Two interesting takes on the Terri Schiavo case:
The first is titled Bigotry and the Murder of Terri Schiavo, by Joe Ford:
The reason for this public support of removal from ordinary sustenance, I believe, is not that most people understand or care about Terri Schiavo. Like many others with disabilities, I believe that the American public, to one degree or another, holds that disabled people are better off dead. To put it in a simpler way, many Americans are bigots. A close examination of the facts of the Schiavo case reveals not a case of difficult decisions but a basic test of this country’s decency.
I’m not sure I would have put it this way.
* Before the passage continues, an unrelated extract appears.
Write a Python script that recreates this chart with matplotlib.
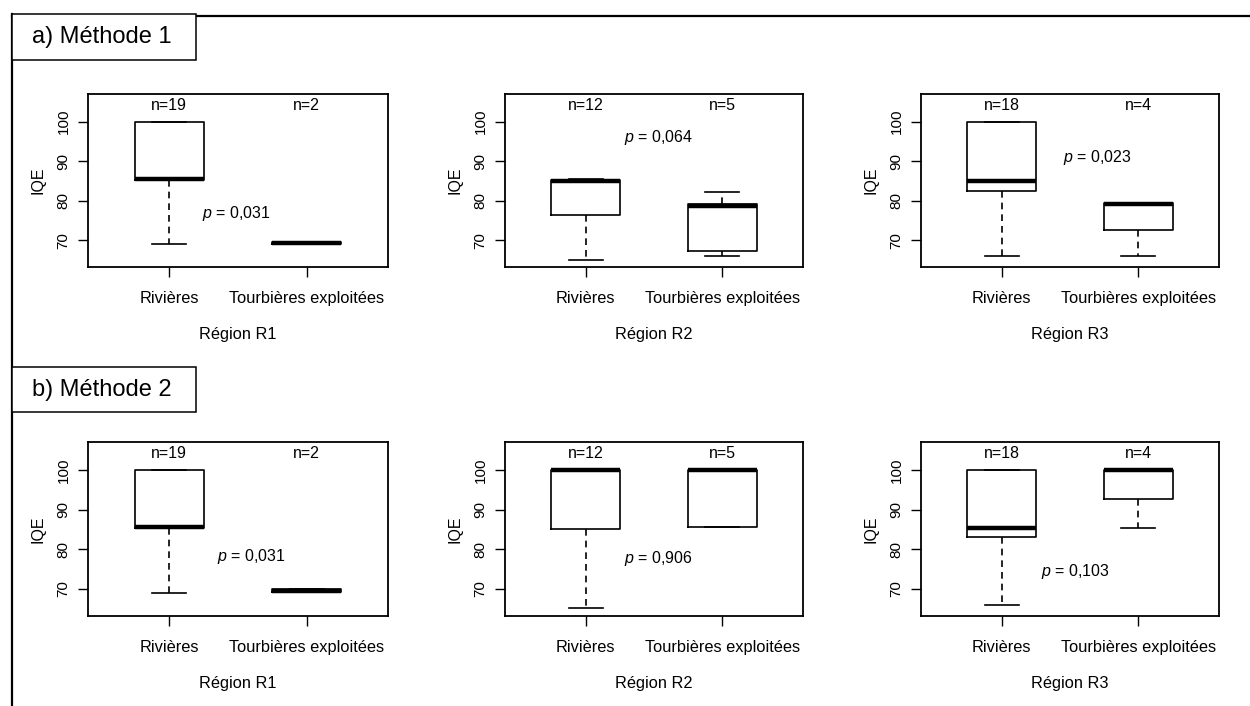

I think the words “murder” and “bigotry” are extreme — especially when I take into account the opinions of so many well-meaning (and some not-so-well-meaning) people who have commented on this blog.
Still, I’m not going to be too critical of Ford. He has personal experiences that are relevant — some doctor once tried to kill him because of an anticipated disability.
Go read his piece. It’s very well-written and thought-provoking. (Via Power Line.)
The second piece I want to highlight is titled The Other Self-Righteous Fanatics, by
(believe it or not) Julian Sanchez Jesse Walker:
Much of the pro-death side pretends that they’re neutral bystanders who don’t want to “interfere” with a family’s private business, even as they actively argue for one side of the family dispute. They say they want to respect the woman’s wishes, even as [they] refer more readily to what they’d want for themselves in such a situation. And they warn gravely of a slippery slope to theocracy, without pausing to wonder whether there are any other slippery slopes to worry about.
Amen, brother. Sanchez makes a good argument that current trends may not value individual interests. Libertarians, take note.